In it, Sharif talks openly about how he was tortured, describing the crude methods adopted by HTS from the Assad regime. What is being done is not only torture and a war crime, but is also prohibited in Islam.
Unfortunately, Sharif was rearrested around the same time as Abdul Kareem disappeared, as reported recently in MEMO. It seems that HTS is determined to go to extreme lengths to prevent its use of torture and abuse from becoming public knowledge, lest others start to draw parallels between the "opposition group" and the regime in Damascus.
In a bid to find the tape you are now able to watch, HTS dismantled OGN's studio near the Turkish border, stripping it completely of its discs, hard drives, cameras, recording equipment and studio lighting.
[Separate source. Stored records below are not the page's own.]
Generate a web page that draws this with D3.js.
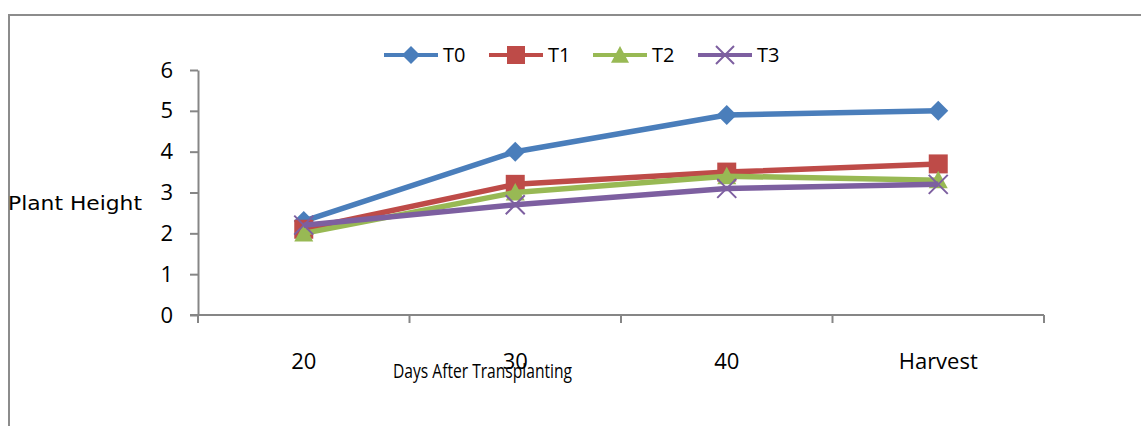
<!DOCTYPE html>
<html>
<head>
<meta charset="utf-8">
<script src="https://cdn.jsdelivr.net/npm/d3@7"></script>
<style>
  html, body { margin: 0; padding: 0; background: #fff; }
  svg { display: block; }
</style>
</head>
<body>
<svg id="chart" width="1141" height="426"></svg>
<script>
// Plant height by days after transplanting, for four treatments
const categories = ["20", "30", "40", "Harvest"];
const seriesNames = ["T0", "T1", "T2", "T3"];
const T0 = [2.3, 4.0, 4.9, 5.0];
const T1 = [2.1, 3.2, 3.5, 3.7];
const T2 = [2.0, 3.0, 3.4, 3.3];
const T3 = [2.2, 2.7, 3.1, 3.2];
const yTicks = [0, 1, 2, 3, 4, 5, 6];

const seriesValues = [T0, T1, T2, T3];
const colors = ["#4a7ebb", "#be4b48", "#98b954", "#7d5fa0"];
const symbols = ["diamond", "square", "triangle", "cross"];

const labelFont = "'Open Sans', 'Noto Sans', sans-serif";

const svg = d3.select("#chart");

// outer frame
svg.append("path")
  .attr("d", "M9,426 V15 H1141")
  .attr("fill", "none")
  .attr("stroke", "#8c8c8c")
  .attr("stroke-width", 2);

const plot = { left: 198, right: 1044, top: 70, bottom: 315 };

const x = d3.scaleBand().domain(categories).range([plot.left, plot.right]);
const y = d3.scaleLinear().domain([0, 6]).range([plot.bottom, plot.top]);

// y axis
const yAxis = svg.append("g")
  .attr("transform", `translate(${plot.left},0)`)
  .call(d3.axisLeft(y).tickValues(yTicks).tickFormat(d3.format("d"))
    .tickSize(8).tickPadding(17).tickSizeOuter(0));
yAxis.select(".domain").attr("stroke", "#868686").attr("stroke-width", 2);
yAxis.selectAll(".tick line").attr("stroke", "#868686").attr("stroke-width", 2);
yAxis.selectAll(".tick text")
  .attr("fill", "#000")
  .attr("font-family", labelFont)
  .attr("font-size", 22);

// x axis with tick marks at band edges
const xAxis = svg.append("g")
  .attr("transform", `translate(0,${plot.bottom})`);
xAxis.append("line")
  .attr("x1", plot.left - 8).attr("x2", plot.right)
  .attr("stroke", "#868686").attr("stroke-width", 2);
const edges = categories.map(c => x(c)).concat([x(categories[categories.length - 1]) + x.bandwidth()]);
xAxis.selectAll("line.edge").data(edges).join("line")
  .attr("class", "edge")
  .attr("x1", d => d).attr("x2", d => d)
  .attr("y1", 0).attr("y2", 8)
  .attr("stroke", "#868686").attr("stroke-width", 2);
xAxis.selectAll("text.cat").data(categories).join("text")
  .attr("class", "cat")
  .attr("x", d => x(d) + x.bandwidth() / 2)
  .attr("y", 54)
  .attr("text-anchor", "middle")
  .attr("font-family", labelFont)
  .attr("font-size", 22)
  .attr("fill", "#000")
  .text(d => d);

// axis titles
svg.append("text")
  .attr("x", 393).attr("y", 378)
  .attr("font-family", "'Liberation Sans Narrow', 'Open Sans', sans-serif")
  .attr("font-size", 20)
  .attr("textLength", 179)
  .attr("lengthAdjust", "spacingAndGlyphs")
  .attr("fill", "#000")
  .text("Days After Transplanting");

svg.append("text")
  .attr("x", 8).attr("y", 210)
  .attr("font-family", "'DejaVu Sans', sans-serif")
  .attr("font-size", 19.5)
  .attr("textLength", 134)
  .attr("lengthAdjust", "spacingAndGlyphs")
  .attr("fill", "#000")
  .text("Plant Height");

// marker shapes
function markerPath(kind, s) {
  const h = s / 2;
  switch (kind) {
    case "diamond": return `M0,${-h}L${h},0L0,${h}L${-h},0Z`;
    case "square": return `M${-h},${-h}H${h}V${h}H${-h}Z`;
    case "triangle": return `M0,${-h}L${h},${h * 0.85}L${-h},${h * 0.85}Z`;
    case "cross": return `M${-h},${-h}L${h},${h}M${h},${-h}L${-h},${h}`;
  }
}

function drawMarker(g, kind, color, cx, cy, s) {
  const p = g.append("path")
    .attr("transform", `translate(${cx},${cy})`)
    .attr("d", markerPath(kind, s));
  if (kind === "cross") {
    p.attr("fill", "none").attr("stroke", color).attr("stroke-width", 2);
  } else {
    p.attr("fill", color);
  }
}

const line = d3.line()
  .x((d, i) => x(categories[i]) + x.bandwidth() / 2)
  .y(d => y(d));

seriesValues.forEach((vals, si) => {
  const g = svg.append("g");
  g.append("path")
    .datum(vals)
    .attr("d", line)
    .attr("fill", "none")
    .attr("stroke", colors[si])
    .attr("stroke-width", 5.5)
    .attr("stroke-linejoin", "round");
  vals.forEach((v, i) => {
    drawMarker(g, symbols[si], colors[si], x(categories[i]) + x.bandwidth() / 2, y(v), si === 0 ? 20 : 19);
  });
});

// legend
const legendX = [384, 489, 593, 698];
const legend = svg.append("g");
seriesNames.forEach((name, si) => {
  const lx = legendX[si];
  legend.append("line")
    .attr("x1", lx).attr("x2", lx + 54)
    .attr("y1", 55).attr("y2", 55)
    .attr("stroke", colors[si]).attr("stroke-width", 4);
  drawMarker(legend, symbols[si], colors[si], lx + 27, 55, 18);
  legend.append("text")
    .attr("x", lx + 59).attr("y", 62)
    .attr("font-family", labelFont)
    .attr("font-size", 20)
    .attr("fill", "#000")
    .text(name);
});
</script>
</body>
</html>
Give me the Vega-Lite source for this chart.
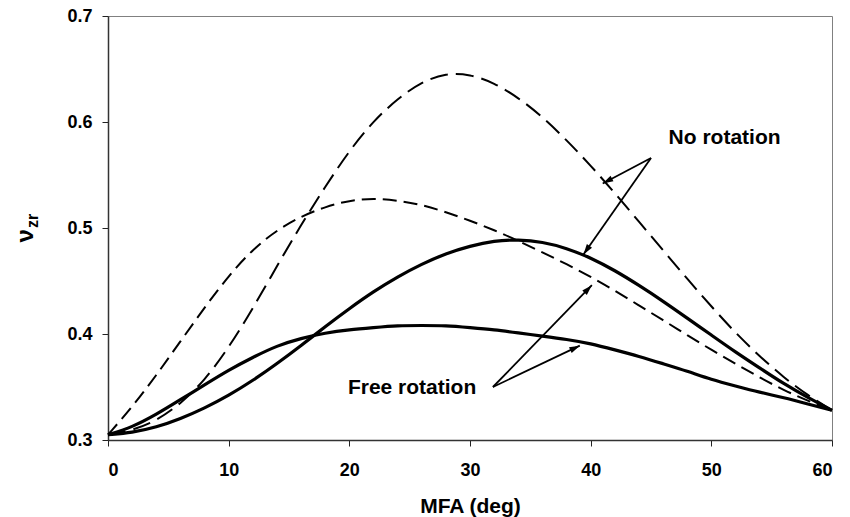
{
  "$schema": "https://vega.github.io/schema/vega-lite/v6.json",
  "width": 724,
  "height": 424,
  "autosize": {"type": "none"},
  "padding": {"left": 108, "top": 16, "right": 18, "bottom": 77},
  "background": "white",
  "config": {
    "font": "Liberation Sans",
    "view": {"stroke": "#808080", "strokeWidth": 1},
    "axis": {
      "grid": false,
      "domainColor": "#333333",
      "domainWidth": 1.5,
      "tickColor": "#222222",
      "tickSize": 6,
      "tickWidth": 1,
      "labelFont": "Liberation Sans",
      "labelFontSize": 18,
      "labelFontWeight": 700,
      "labelColor": "#000000",
      "titleFont": "Liberation Sans",
      "titleFontWeight": "bold",
      "titleColor": "#000000"
    }
  },
  "datasets": {
    "curves": [
      {"mfa": 0, "A": 0.305, "B": 0.305, "C": 0.305, "D": 0.305},
      {"mfa": 2, "A": 0.309, "B": 0.331, "C": 0.307, "D": 0.312},
      {"mfa": 4, "A": 0.318, "B": 0.361, "C": 0.312, "D": 0.324},
      {"mfa": 6, "A": 0.334, "B": 0.393, "C": 0.320, "D": 0.338},
      {"mfa": 8, "A": 0.356, "B": 0.425, "C": 0.330, "D": 0.352},
      {"mfa": 10, "A": 0.387, "B": 0.455, "C": 0.342, "D": 0.366},
      {"mfa": 12, "A": 0.424, "B": 0.480, "C": 0.356, "D": 0.378},
      {"mfa": 14, "A": 0.464, "B": 0.498, "C": 0.372, "D": 0.389},
      {"mfa": 16, "A": 0.503, "B": 0.511, "C": 0.389, "D": 0.396},
      {"mfa": 18, "A": 0.539, "B": 0.520, "C": 0.407, "D": 0.401},
      {"mfa": 20, "A": 0.573, "B": 0.526, "C": 0.424, "D": 0.404},
      {"mfa": 22, "A": 0.601, "B": 0.528, "C": 0.440, "D": 0.406},
      {"mfa": 24, "A": 0.622, "B": 0.526, "C": 0.454, "D": 0.408},
      {"mfa": 26, "A": 0.638, "B": 0.522, "C": 0.466, "D": 0.408},
      {"mfa": 28, "A": 0.646, "B": 0.515, "C": 0.476, "D": 0.408},
      {"mfa": 30, "A": 0.645, "B": 0.507, "C": 0.483, "D": 0.406},
      {"mfa": 32, "A": 0.637, "B": 0.498, "C": 0.488, "D": 0.404},
      {"mfa": 34, "A": 0.623, "B": 0.488, "C": 0.489, "D": 0.401},
      {"mfa": 36, "A": 0.605, "B": 0.477, "C": 0.487, "D": 0.398},
      {"mfa": 38, "A": 0.583, "B": 0.466, "C": 0.481, "D": 0.395},
      {"mfa": 40, "A": 0.559, "B": 0.454, "C": 0.472, "D": 0.391},
      {"mfa": 42, "A": 0.533, "B": 0.441, "C": 0.460, "D": 0.385},
      {"mfa": 44, "A": 0.506, "B": 0.427, "C": 0.446, "D": 0.379},
      {"mfa": 46, "A": 0.479, "B": 0.413, "C": 0.431, "D": 0.372},
      {"mfa": 48, "A": 0.452, "B": 0.399, "C": 0.415, "D": 0.365},
      {"mfa": 50, "A": 0.426, "B": 0.385, "C": 0.399, "D": 0.357},
      {"mfa": 52, "A": 0.401, "B": 0.372, "C": 0.383, "D": 0.351},
      {"mfa": 54, "A": 0.379, "B": 0.359, "C": 0.368, "D": 0.345},
      {"mfa": 56, "A": 0.359, "B": 0.347, "C": 0.353, "D": 0.340},
      {"mfa": 58, "A": 0.342, "B": 0.337, "C": 0.340, "D": 0.334},
      {"mfa": 60, "A": 0.328, "B": 0.328, "C": 0.328, "D": 0.328}
    ],
    "arrows": [
      {"x1": 45.0, "y1": 0.566, "x2": 41.0, "y2": 0.542},
      {"x1": 45.0, "y1": 0.566, "x2": 39.4, "y2": 0.475},
      {"x1": 31.9, "y1": 0.350, "x2": 40.1, "y2": 0.446},
      {"x1": 31.9, "y1": 0.350, "x2": 39.1, "y2": 0.389}
    ],
    "labels": [
      {"x": 51.1, "y": 0.585, "label": "No rotation"},
      {"x": 25.2, "y": 0.349, "label": "Free rotation"}
    ],
    "ytitle": [
      {"x": -6.19, "y": 0.4926, "t": "ν", "part": "main"},
      {"x": -5.78, "y": 0.5068, "t": "zr", "part": "sub"}
    ]
  },
  "layer": [
    {
      "data": {"name": "curves"},
      "mark": {"type": "line", "interpolate": "basis", "color": "#000000", "strokeWidth": 2, "strokeDash": [18, 8]},
      "encoding": {
        "x": {
          "field": "mfa", "type": "quantitative",
          "scale": {"domain": [0, 60], "nice": false, "zero": false},
          "axis": {"values": [0, 10, 20, 30, 40, 50, 60], "labelPadding": 15, "labelFontWeight": 700, "labelFontSize": 18, "title": "MFA (deg)", "titleFontSize": 21, "titleBaseline": "alphabetic", "titleY": 72}
        },
        "y": {
          "field": "A", "type": "quantitative",
          "scale": {"domain": [0.3, 0.7], "nice": false, "zero": false},
          "axis": {"values": [0.3, 0.4, 0.5, 0.6, 0.7], "format": ".1f", "labelPadding": 10, "labelFontWeight": 700, "labelFontSize": 18, "title": null}
        }
      }
    },
    {
      "data": {"name": "curves"},
      "mark": {"type": "line", "interpolate": "basis", "color": "#000000", "strokeWidth": 2, "strokeDash": [14, 7]},
      "encoding": {
        "x": {"field": "mfa", "type": "quantitative", "scale": {"domain": [0, 60]}},
        "y": {"field": "B", "type": "quantitative", "scale": {"domain": [0.3, 0.7]}}
      }
    },
    {
      "data": {"name": "curves"},
      "mark": {"type": "line", "interpolate": "basis", "color": "#000000", "strokeWidth": 3.2},
      "encoding": {
        "x": {"field": "mfa", "type": "quantitative", "scale": {"domain": [0, 60]}},
        "y": {"field": "C", "type": "quantitative", "scale": {"domain": [0.3, 0.7]}}
      }
    },
    {
      "data": {"name": "curves"},
      "mark": {"type": "line", "interpolate": "basis", "color": "#000000", "strokeWidth": 3.2},
      "encoding": {
        "x": {"field": "mfa", "type": "quantitative", "scale": {"domain": [0, 60]}},
        "y": {"field": "D", "type": "quantitative", "scale": {"domain": [0.3, 0.7]}}
      }
    },
    {
      "data": {"name": "arrows"},
      "mark": {"type": "rule", "color": "#000000", "strokeWidth": 1.8},
      "encoding": {
        "x": {"field": "x1", "type": "quantitative", "scale": {"domain": [0, 60]}},
        "y": {"field": "y1", "type": "quantitative", "scale": {"domain": [0.3, 0.7]}},
        "x2": {"field": "x2"},
        "y2": {"field": "y2"}
      }
    },
    {
      "data": {"name": "arrows"},
      "transform": [
        {"calculate": "atan2((datum.x2 - datum.x1) * 12.067, (datum.y2 - datum.y1) * 1060) * 180 / PI", "as": "ang"}
      ],
      "mark": {"type": "point", "shape": "M0,0L0.6,2L-0.6,2Z", "filled": true, "color": "#000000", "size": 110, "opacity": 1},
      "encoding": {
        "x": {"field": "x2", "type": "quantitative", "scale": {"domain": [0, 60]}},
        "y": {"field": "y2", "type": "quantitative", "scale": {"domain": [0.3, 0.7]}},
        "angle": {"field": "ang", "type": "quantitative", "scale": null}
      }
    },
    {
      "data": {"name": "labels"},
      "mark": {"type": "text", "font": "Liberation Sans", "fontWeight": "bold", "fontSize": 21, "align": "center", "baseline": "middle", "color": "#000000"},
      "encoding": {
        "x": {"field": "x", "type": "quantitative", "scale": {"domain": [0, 60]}},
        "y": {"field": "y", "type": "quantitative", "scale": {"domain": [0.3, 0.7]}},
        "text": {"field": "label"}
      }
    },
    {
      "data": {"name": "ytitle"},
      "mark": {"type": "text", "font": "Liberation Sans", "fontWeight": "bold", "align": "center", "baseline": "alphabetic", "angle": 270, "color": "#000000"},
      "encoding": {
        "x": {"field": "x", "type": "quantitative", "scale": {"domain": [0, 60]}},
        "y": {"field": "y", "type": "quantitative", "scale": {"domain": [0.3, 0.7]}},
        "text": {"field": "t"},
        "size": {"field": "part", "type": "nominal", "scale": {"domain": ["main", "sub"], "range": [24, 16]}, "legend": null}
      }
    }
  ]
}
Such measures reveal the desperation and lengths that Hayat Tahrir Al-Sham is prepared to go to in a bid to hide the truth as it denies torturing and abusing detainees. However, just like Assad, its leaders will discover that you can't hide from the truth indefinitely, because it has an uncanny knack of coming back to haunt you. That's a fact that they can neither deny nor ignore.
The views expressed in this article belong to the author and do not necessarily reflect the editorial policy of Middle East Monitor.